The semiconductor quantum dot is arguably “The” central material in the nanoscience revolution. The quantum dot is a nanoscale semiconductor, placing itself both literally and conceptually between the microscopic molecular limits traditionally studied by chemists and the macroscopic bulk limit studied by physicists. In this intermediate regime of size and quantum mechanics, the quantum dot is also referred to as an artificial atom. This situation presents a rich playground for investigating the basic science which is at the heart of nanoscience, as well as rationally applying these fundamental results to develop possibly disruptive technologies.
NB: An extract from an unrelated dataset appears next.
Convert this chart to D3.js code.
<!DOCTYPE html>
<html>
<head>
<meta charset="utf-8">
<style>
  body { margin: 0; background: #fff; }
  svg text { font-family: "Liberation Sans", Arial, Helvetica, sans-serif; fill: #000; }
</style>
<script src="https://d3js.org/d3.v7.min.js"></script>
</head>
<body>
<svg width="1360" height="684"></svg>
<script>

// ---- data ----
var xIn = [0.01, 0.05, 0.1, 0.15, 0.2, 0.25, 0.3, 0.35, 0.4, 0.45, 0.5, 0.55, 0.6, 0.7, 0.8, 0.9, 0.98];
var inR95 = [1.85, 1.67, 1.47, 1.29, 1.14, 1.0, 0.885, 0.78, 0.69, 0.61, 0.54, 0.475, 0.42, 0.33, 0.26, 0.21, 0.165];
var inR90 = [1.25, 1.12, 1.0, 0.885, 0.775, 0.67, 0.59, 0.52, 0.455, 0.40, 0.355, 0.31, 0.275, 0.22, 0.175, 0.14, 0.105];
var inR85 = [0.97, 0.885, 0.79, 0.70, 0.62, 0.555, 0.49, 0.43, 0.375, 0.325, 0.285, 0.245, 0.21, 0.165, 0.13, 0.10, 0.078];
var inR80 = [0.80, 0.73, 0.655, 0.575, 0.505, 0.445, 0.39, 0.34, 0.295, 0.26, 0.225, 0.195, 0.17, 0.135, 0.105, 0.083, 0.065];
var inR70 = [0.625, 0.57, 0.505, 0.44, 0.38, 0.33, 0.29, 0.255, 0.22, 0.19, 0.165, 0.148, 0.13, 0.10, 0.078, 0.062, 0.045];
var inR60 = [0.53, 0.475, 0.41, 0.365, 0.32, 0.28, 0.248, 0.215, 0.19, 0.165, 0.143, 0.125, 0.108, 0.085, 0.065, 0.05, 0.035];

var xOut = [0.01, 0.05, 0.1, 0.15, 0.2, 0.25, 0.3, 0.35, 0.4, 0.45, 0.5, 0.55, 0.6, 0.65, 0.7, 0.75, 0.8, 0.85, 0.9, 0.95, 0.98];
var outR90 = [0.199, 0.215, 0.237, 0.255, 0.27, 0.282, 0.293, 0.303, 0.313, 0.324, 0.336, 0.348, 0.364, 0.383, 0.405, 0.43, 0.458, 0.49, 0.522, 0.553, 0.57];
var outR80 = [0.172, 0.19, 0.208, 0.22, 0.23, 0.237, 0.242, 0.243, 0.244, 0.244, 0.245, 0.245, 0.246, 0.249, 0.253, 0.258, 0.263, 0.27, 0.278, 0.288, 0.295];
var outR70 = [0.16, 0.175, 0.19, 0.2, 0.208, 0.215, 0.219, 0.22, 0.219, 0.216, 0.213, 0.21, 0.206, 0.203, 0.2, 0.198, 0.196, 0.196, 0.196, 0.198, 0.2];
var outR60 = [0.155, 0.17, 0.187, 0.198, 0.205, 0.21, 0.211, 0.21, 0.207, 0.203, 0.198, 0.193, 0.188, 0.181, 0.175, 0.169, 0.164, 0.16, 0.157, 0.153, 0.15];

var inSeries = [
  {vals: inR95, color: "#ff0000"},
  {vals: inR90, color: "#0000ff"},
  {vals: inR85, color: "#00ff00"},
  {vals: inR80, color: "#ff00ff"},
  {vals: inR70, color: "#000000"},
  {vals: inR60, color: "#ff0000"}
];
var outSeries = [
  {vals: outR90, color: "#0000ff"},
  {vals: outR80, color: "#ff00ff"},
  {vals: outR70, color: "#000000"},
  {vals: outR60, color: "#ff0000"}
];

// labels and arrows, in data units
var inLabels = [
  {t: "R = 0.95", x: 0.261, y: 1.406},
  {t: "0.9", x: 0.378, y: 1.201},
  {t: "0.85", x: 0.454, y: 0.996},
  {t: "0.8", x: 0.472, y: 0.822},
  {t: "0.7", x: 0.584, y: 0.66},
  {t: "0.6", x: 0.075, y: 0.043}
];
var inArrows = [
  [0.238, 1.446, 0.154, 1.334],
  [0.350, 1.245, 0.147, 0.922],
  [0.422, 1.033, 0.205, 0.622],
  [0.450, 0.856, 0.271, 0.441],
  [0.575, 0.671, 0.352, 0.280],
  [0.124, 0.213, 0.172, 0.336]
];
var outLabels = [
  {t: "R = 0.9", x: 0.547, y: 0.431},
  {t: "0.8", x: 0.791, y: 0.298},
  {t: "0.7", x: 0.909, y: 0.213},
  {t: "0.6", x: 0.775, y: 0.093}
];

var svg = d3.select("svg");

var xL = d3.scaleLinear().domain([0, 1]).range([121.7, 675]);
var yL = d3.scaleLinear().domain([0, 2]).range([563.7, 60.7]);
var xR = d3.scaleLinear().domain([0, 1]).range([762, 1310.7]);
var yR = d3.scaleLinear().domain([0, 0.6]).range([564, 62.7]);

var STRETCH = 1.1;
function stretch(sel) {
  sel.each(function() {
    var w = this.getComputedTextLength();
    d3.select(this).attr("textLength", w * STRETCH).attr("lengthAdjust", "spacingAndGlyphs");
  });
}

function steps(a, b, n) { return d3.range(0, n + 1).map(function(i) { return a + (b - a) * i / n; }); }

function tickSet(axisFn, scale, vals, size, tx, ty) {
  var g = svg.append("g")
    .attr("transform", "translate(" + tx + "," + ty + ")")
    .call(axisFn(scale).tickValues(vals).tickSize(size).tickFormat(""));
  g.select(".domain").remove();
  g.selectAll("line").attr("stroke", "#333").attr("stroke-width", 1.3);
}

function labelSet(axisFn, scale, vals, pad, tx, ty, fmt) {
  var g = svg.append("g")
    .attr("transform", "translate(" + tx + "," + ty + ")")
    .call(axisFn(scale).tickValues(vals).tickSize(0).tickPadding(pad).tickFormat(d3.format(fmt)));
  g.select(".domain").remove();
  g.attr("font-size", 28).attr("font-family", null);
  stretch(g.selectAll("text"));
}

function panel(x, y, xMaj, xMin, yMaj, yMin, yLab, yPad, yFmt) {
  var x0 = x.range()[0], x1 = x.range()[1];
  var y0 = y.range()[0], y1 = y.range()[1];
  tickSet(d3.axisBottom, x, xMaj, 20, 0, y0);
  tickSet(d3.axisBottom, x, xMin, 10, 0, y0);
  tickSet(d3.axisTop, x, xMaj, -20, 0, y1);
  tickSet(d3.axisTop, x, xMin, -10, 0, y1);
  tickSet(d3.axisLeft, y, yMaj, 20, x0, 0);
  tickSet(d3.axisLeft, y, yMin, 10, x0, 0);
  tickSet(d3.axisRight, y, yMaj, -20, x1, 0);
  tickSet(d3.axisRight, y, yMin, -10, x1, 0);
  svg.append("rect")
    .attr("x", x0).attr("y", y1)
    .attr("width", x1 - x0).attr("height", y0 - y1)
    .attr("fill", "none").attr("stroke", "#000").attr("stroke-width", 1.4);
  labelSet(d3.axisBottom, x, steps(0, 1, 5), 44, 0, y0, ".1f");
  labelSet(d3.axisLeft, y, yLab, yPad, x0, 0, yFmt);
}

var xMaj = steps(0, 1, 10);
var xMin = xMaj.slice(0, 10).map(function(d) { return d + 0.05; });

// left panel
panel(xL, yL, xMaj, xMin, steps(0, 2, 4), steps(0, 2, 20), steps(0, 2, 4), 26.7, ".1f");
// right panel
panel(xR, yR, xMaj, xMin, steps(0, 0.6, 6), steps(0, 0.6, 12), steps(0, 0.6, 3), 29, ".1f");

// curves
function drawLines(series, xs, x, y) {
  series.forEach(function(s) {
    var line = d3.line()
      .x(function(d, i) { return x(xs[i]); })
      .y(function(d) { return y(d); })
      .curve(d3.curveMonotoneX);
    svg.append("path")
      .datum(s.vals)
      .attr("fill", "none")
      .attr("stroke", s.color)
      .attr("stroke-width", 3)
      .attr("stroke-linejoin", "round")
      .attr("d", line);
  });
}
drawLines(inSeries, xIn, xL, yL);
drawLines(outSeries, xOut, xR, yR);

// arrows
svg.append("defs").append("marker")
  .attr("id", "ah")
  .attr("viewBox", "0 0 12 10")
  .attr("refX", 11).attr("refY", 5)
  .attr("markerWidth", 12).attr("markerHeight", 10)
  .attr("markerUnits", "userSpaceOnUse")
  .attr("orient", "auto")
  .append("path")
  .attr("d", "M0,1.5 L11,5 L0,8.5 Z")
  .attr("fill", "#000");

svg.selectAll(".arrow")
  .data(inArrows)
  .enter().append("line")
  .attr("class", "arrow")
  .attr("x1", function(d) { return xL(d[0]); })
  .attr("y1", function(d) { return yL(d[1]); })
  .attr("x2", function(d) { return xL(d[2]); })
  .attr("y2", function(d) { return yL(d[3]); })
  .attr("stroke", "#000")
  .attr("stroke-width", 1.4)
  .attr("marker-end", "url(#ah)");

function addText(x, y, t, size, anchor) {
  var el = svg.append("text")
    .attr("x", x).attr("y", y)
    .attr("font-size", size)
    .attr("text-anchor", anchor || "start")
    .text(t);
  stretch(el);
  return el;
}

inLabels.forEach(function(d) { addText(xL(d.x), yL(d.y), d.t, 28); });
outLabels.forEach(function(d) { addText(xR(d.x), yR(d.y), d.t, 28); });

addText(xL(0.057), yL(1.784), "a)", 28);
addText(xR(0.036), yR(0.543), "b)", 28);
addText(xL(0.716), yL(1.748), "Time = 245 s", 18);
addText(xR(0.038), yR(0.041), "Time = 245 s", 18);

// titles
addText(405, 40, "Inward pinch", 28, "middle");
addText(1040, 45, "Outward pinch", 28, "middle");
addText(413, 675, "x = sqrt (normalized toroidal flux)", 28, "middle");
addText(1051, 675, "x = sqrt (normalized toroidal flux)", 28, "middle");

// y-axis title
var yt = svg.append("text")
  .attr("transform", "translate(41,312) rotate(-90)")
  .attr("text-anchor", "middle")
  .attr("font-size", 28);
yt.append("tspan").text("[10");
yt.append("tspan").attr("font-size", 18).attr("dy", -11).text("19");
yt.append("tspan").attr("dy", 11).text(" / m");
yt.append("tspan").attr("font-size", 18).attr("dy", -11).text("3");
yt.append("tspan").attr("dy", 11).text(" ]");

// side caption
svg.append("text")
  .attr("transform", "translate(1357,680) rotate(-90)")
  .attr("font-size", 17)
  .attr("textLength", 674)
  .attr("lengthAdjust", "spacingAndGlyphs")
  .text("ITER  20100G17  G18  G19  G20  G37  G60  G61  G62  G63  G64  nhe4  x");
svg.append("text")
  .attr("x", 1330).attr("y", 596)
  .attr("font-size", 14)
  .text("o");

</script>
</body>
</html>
One of the main areas of impact of these quantum dots is on our energy future. Quantum dots have already shown considerable promise for advanced photovoltaics which may enable us to develop greener energy sources. In addition to their role on the “supply side” of the energy problem, these materials also offer value on the “demand side”. Quantum dots are excellent light emitters and can be developed into energy efficient sources of room lighting – one of our largest energy drains. In addition to addressing our needs for sustainable energy, the unique physics and chemistry of quantum dots may be exploited for advanced devices ranging from nano-lasers to sensors, and possibly transistors for light.
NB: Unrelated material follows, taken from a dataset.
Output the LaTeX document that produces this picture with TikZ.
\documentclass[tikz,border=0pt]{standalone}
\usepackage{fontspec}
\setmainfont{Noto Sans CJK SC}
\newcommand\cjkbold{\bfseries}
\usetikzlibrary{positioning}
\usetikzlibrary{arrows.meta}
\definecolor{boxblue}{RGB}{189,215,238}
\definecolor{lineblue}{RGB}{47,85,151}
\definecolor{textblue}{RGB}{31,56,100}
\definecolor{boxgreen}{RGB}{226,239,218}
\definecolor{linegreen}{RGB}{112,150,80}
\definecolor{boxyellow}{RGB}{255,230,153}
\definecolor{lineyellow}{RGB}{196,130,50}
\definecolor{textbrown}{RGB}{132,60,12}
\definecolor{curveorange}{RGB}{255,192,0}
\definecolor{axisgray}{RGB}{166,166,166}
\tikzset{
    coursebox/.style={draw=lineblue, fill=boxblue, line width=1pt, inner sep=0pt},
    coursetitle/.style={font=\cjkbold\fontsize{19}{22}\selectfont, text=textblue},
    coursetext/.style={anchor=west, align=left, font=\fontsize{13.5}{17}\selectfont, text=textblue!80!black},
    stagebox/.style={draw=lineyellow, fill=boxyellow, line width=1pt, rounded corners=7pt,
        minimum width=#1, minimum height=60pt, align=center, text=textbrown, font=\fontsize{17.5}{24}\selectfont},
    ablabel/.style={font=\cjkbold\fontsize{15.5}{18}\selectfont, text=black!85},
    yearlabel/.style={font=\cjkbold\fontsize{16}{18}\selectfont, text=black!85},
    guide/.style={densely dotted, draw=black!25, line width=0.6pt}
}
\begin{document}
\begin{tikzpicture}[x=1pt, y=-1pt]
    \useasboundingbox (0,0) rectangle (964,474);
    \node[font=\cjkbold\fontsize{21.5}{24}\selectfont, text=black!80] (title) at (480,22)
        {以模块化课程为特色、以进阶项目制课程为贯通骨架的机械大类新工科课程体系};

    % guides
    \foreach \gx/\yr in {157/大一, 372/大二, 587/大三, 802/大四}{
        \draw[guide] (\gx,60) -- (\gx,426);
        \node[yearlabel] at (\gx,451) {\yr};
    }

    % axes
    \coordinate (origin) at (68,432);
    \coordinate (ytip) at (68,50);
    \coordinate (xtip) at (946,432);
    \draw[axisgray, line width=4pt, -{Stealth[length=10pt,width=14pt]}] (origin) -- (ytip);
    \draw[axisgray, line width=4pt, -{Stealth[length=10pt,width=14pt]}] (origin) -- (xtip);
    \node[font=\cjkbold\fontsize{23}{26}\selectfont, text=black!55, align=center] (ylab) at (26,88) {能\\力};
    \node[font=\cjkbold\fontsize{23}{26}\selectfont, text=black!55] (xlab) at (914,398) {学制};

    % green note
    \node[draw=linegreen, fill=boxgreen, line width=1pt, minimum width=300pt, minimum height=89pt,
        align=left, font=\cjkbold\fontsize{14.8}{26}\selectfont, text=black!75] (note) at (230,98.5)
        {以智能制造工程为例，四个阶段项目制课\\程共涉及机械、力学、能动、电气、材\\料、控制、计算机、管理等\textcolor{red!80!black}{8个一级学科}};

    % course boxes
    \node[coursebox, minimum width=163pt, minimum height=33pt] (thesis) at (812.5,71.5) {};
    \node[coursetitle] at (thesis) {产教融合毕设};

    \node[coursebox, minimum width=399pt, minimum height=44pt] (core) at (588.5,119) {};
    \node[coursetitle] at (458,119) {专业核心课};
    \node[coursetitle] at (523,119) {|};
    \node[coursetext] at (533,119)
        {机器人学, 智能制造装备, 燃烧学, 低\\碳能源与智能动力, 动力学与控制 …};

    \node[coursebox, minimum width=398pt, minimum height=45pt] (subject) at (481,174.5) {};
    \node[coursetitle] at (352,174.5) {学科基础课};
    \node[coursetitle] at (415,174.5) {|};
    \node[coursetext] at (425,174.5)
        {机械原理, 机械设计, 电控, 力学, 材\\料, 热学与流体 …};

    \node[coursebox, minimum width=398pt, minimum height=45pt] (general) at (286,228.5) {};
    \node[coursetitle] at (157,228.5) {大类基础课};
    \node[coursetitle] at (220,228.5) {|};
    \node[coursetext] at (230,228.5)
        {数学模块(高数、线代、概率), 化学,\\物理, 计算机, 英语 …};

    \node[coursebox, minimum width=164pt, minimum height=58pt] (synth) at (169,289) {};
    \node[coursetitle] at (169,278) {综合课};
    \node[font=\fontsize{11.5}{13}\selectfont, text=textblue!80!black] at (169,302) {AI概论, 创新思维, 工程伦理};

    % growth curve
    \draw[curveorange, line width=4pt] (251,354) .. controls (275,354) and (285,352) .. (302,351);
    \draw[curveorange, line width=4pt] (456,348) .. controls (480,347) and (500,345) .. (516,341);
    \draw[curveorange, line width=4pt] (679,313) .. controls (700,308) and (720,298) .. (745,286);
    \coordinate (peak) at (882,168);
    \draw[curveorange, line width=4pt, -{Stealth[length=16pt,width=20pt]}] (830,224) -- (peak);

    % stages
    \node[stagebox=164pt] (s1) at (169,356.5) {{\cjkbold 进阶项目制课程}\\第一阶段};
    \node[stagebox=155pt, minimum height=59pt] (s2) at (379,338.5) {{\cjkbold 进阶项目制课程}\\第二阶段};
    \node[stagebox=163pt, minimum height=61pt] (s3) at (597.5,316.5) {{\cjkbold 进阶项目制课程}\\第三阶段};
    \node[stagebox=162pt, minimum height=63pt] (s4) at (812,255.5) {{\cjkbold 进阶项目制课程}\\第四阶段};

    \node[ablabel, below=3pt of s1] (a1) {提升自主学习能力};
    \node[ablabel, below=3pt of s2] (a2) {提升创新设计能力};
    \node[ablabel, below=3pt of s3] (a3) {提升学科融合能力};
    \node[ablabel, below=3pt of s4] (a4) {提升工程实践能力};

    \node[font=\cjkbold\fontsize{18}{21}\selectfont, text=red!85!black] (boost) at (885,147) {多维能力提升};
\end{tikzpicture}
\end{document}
In order to explore the basic science of quantum dots, we develop and implement sophisticated laser spectroscopies to interrogate these materials in real time. With electronic and nuclear motion taking place on very fast timescales, we use an even faster “camera” – a femtosecond laser – to freeze out these motions and watch the ways in which these systems behave. In our lab, we use lasers that produce pulses of 10 femtoseconds (10 millionth of a billionth of a second) in duration. We can control these laser pulses so as to enable a wide variety of state-of-the-art spectroscopies to be performed on these quantum dots. In addition to developing the laser based techniques by which we establish our understanding of these materials, we exploit our understanding of the basic science to develop optical and electronic devices that aim to meet emergent societal needs enabled by semiconductor quantum dots.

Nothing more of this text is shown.